Dennis Shanahan and Stephen Fitzpatrick – Kevin Rudd has been forced to make plans with Indonesia's President Susilo Bambang Yudhoyono to avoid any diplomatic rupture caused by the Australian Federal Police's inquiry into possible war crimes in East Timor.

The Australian government was caught with little time to cushion the impact on Australian-Indonesian relations of the investigation, announced by new AFP Commissioner Tony Negus only days after his appointment.

The Prime Minister spoke to the Indonesian President by phone on Sunday and the two leaders agreed to co-operate to ensure disruption in the sometimes turbulent Australian-Indonesian relationship was minimised.

A spokesman for Mr Rudd said the two "agreed to find ways to manage this question in a way that least affected the bilateral relationship".

But there has been criticism of the AFP's decision in Jakarta and last night Indonesia's military said it would refuse to co-operate with Australian police in any inquiry into the killings of five Australian-based journalists in Balibo in East Timor in October 1975.

In 2007, a NSW coroner ruled that the killings of the so-called Balibo Five were likely to have been a breach of the Geneva Conventions, and referred the matter for further investigation. Last week, soon after being sworn in, Mr Negus announced a criminal investigation into allegations of war crimes, following testimony at the inquest into the death of one of the five, Brian Peters, that Indonesian military officers ordered their killing during an invasion of East Timor.

Foreign Minister Stephen Smith contacted Jakarta before the public announcement but Mr Rudd spoke to Dr Yudhoyono on Sunday.

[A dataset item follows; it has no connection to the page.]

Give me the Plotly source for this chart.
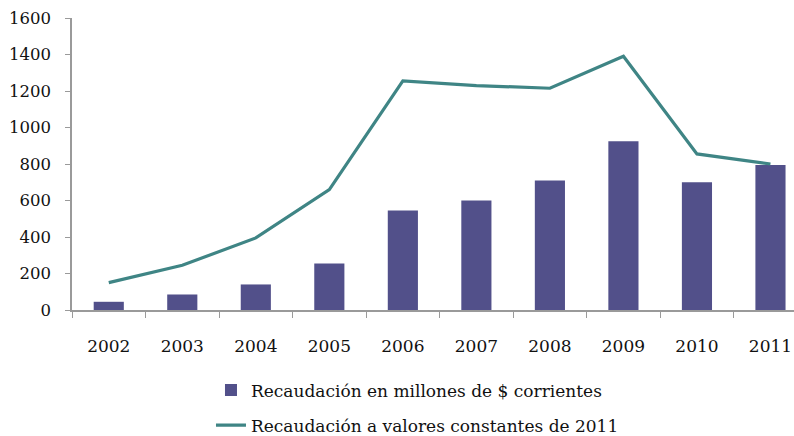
import plotly.graph_objects as go

years = ["2002", "2003", "2004", "2005", "2006", "2007", "2008", "2009", "2010", "2011"]
corrientes = [45, 85, 140, 255, 545, 600, 710, 925, 700, 795]
constantes = [150, 245, 395, 660, 1255, 1230, 1215, 1390, 855, 800]
y_ticks = [0, 200, 400, 600, 800, 1000, 1200, 1400, 1600]

FONT = "DejaVu Serif"

fig = go.Figure()
fig.add_trace(go.Bar(
    x=years, y=corrientes,
    name="Recaudación en millones de $ corrientes",
    marker=dict(color="#52508A", line=dict(width=0)),
    width=0.41, legendgroup="a",
))
fig.add_trace(go.Scatter(
    x=years, y=constantes, mode="lines",
    name="Recaudación a valores constantes de 2011",
    line=dict(color="#3F8585", width=3.2), legendgroup="b",
))

fig.update_layout(
    width=794, height=436,
    margin=dict(l=72, r=0, t=18, b=126, autoexpand=False),
    paper_bgcolor="white", plot_bgcolor="white",
    font=dict(family=FONT, size=17, color="#111111"),
    showlegend=True,
    legend=dict(
        orientation="v", x=0.1925, xanchor="left", y=-0.214, yanchor="top",
        font=dict(family=FONT, size=17, color="#111111"),
        itemwidth=30, tracegroupgap=10, traceorder="grouped",
        bgcolor="rgba(0,0,0,0)",
    ),
)
fig.update_xaxes(
    type="category", range=[-0.5, 9.32], automargin=False,
    showline=True, linecolor="#9a9a9a", linewidth=1.5,
    ticks="outside", tickson="boundaries", ticklen=6, tickcolor="#9a9a9a",
    ticklabelstandoff=20,
    showgrid=False, tickfont=dict(family=FONT, size=17, color="#111111"),
)
fig.update_yaxes(
    range=[0, 1600], tickvals=y_ticks, automargin=False,
    showline=True, linecolor="#9a9a9a", linewidth=1.5,
    ticks="outside", ticklen=5, tickcolor="#9a9a9a",
    ticklabelstandoff=11,
    showgrid=False, zeroline=False,
    tickfont=dict(family=FONT, size=16.5, color="#111111"),
)

fig.write_html(
    "out.html",
    config={"displayModeBar": False},
    post_script="document.body.style.margin='0';document.body.style.overflow='hidden';",
)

Last night Indonesian Air Vice Marshal Sagom Tamboen said there had been no formal request for assistance from the AFP, "and hopefully there will be none, because for us the problems of Indonesia and East Timor are in the past".

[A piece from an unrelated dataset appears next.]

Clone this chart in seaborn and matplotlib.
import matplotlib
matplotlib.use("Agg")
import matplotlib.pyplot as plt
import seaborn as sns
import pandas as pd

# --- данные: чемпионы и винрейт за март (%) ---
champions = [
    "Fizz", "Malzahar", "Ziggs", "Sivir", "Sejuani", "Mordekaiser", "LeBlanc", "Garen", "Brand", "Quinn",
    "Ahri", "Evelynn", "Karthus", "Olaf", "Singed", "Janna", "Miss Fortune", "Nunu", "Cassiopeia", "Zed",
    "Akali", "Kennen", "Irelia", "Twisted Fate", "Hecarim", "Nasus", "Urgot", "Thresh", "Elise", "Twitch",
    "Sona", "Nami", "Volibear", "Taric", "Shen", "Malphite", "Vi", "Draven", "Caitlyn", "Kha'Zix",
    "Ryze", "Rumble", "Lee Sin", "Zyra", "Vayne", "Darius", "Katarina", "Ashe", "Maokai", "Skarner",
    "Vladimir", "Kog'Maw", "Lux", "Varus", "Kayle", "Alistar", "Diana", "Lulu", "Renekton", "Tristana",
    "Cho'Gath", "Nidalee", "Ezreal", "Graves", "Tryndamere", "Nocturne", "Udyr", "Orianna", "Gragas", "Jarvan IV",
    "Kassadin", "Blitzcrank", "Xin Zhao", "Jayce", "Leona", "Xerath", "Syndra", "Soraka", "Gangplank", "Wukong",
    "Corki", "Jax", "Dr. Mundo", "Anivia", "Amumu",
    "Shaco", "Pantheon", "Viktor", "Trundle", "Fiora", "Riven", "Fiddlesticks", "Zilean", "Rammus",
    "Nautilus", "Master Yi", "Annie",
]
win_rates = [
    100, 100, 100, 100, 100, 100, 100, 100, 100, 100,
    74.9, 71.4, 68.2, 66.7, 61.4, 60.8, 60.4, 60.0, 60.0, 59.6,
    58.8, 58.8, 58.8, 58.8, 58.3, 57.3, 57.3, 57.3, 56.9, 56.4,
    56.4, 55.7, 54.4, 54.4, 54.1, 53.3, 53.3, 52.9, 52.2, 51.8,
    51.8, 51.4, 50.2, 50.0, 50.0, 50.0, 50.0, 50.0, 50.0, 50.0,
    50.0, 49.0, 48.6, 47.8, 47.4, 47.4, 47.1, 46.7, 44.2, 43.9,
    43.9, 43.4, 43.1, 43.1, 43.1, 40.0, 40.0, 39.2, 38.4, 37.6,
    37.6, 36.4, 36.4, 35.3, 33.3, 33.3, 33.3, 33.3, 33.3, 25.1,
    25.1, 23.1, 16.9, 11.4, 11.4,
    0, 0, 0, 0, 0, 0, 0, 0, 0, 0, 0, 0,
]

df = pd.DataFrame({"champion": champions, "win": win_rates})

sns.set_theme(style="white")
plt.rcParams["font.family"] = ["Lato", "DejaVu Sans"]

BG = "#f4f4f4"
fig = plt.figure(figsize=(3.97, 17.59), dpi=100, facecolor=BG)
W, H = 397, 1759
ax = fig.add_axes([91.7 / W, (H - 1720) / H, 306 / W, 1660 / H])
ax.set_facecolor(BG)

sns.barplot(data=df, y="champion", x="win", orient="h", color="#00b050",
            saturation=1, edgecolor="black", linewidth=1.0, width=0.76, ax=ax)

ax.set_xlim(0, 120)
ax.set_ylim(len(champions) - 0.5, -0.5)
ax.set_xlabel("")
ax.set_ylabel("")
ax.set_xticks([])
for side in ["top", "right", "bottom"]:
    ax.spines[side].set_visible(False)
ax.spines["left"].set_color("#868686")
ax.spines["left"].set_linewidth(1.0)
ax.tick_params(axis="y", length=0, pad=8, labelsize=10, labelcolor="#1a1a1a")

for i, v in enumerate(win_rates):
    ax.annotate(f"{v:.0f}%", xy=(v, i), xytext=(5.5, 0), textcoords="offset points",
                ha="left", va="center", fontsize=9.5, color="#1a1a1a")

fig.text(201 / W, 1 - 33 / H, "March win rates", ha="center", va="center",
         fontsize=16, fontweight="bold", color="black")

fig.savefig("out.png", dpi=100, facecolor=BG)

"This was the decision of the Indonesian and East Timorese governments when they accepted the Truth and Friendship Commission report, that it was done with," he said.

That report, handed down in July last year, found that Indonesia bore "institutional responsibility" for the violence in 1999, immediately after East Timor's independence referendum.

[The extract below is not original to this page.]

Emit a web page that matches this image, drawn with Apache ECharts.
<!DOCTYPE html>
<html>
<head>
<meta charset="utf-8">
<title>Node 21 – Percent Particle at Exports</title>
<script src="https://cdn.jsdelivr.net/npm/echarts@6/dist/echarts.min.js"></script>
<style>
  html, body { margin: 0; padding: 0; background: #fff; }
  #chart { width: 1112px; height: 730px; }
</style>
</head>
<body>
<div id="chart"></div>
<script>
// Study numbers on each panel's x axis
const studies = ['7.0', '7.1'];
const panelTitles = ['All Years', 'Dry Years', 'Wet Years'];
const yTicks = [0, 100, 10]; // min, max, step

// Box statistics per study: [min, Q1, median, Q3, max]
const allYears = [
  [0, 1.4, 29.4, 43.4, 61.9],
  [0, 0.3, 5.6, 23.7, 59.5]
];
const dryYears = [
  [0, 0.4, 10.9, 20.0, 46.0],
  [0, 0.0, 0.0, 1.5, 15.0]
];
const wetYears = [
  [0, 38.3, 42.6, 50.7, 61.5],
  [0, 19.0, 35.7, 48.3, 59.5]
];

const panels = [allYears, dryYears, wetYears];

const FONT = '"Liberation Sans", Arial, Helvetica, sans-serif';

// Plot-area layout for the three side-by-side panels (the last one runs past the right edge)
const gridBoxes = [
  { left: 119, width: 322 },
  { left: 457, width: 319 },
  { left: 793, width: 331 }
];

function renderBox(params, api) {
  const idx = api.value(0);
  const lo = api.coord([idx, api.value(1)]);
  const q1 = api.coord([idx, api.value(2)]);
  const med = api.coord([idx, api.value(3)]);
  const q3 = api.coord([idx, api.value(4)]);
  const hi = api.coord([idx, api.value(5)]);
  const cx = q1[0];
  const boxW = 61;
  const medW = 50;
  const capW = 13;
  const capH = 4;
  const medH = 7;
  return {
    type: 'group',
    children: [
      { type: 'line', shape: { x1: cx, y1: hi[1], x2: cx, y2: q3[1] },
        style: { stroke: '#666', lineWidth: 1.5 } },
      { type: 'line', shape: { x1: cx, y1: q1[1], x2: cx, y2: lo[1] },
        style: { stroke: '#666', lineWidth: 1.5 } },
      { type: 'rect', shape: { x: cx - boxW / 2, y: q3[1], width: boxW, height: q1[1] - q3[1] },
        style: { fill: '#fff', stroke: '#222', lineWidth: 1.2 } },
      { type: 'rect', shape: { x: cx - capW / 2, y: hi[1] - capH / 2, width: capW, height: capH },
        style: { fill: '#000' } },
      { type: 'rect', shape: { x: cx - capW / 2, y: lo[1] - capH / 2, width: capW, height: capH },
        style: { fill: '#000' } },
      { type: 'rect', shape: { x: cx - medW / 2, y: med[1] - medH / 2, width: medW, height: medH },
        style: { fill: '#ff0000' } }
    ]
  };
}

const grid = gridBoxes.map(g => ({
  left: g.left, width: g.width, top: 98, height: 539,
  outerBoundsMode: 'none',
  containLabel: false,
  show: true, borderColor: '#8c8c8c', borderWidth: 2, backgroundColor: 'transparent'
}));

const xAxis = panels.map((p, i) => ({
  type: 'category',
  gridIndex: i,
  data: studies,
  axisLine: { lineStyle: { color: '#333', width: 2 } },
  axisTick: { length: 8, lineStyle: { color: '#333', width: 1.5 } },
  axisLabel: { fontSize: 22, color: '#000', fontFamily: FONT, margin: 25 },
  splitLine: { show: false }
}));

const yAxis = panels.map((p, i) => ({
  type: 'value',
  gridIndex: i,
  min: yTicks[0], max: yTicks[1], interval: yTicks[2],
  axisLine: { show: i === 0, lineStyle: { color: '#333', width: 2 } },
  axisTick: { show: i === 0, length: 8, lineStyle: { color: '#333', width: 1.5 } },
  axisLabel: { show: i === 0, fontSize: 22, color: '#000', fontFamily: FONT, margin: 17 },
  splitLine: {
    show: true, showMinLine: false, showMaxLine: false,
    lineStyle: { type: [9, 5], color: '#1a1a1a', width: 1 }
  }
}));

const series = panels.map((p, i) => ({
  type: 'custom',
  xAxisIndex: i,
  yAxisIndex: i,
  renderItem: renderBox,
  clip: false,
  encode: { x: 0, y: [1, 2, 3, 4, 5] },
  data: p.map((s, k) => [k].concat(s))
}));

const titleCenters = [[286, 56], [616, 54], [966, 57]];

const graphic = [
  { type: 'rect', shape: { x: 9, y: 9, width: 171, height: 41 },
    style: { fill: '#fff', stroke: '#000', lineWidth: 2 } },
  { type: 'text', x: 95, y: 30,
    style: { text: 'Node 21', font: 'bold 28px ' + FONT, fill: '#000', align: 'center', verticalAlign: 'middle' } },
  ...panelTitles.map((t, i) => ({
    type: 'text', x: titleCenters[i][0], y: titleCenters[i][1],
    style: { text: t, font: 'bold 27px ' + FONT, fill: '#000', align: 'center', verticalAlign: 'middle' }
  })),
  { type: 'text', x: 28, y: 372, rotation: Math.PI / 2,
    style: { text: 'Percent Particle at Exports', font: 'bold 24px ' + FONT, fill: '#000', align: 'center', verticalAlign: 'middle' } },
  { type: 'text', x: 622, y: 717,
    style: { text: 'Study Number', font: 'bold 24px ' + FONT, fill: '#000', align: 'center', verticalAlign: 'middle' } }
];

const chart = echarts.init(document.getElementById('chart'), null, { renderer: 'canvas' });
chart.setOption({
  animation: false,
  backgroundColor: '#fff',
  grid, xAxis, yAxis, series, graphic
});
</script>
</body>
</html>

However, it also allowed Jakarta and Dili to resolve not to launch prosecutions on the basis of any evidence given to the commission, which prompted the UN to withhold its support from the five-year inquiry.

Air Vice Marshal Tamboen said the Balibo inquiry was purely a domestic affair for Australia. "If they want to investigate this, they must do it as an internal matter," he said. "What help is there remaining for us to give? We've done with it."

One of the two men named in the report of NSW Deputy Coroner Dorelle Pinch last year was retired army captain Yunus Yosfiah, who rose to become information minister in the post-Suharto years. Both he and the other man named, Christoforous da Silva, were members of Indonesia's special forces in 1975.

Foreign Ministry spokesman Teuku Faizasyah said yesterday that, while the granting of visas for any AFP officers to conduct inquiries in Indonesia would be a question for the immigration department, he would be "surprised" if it occurred.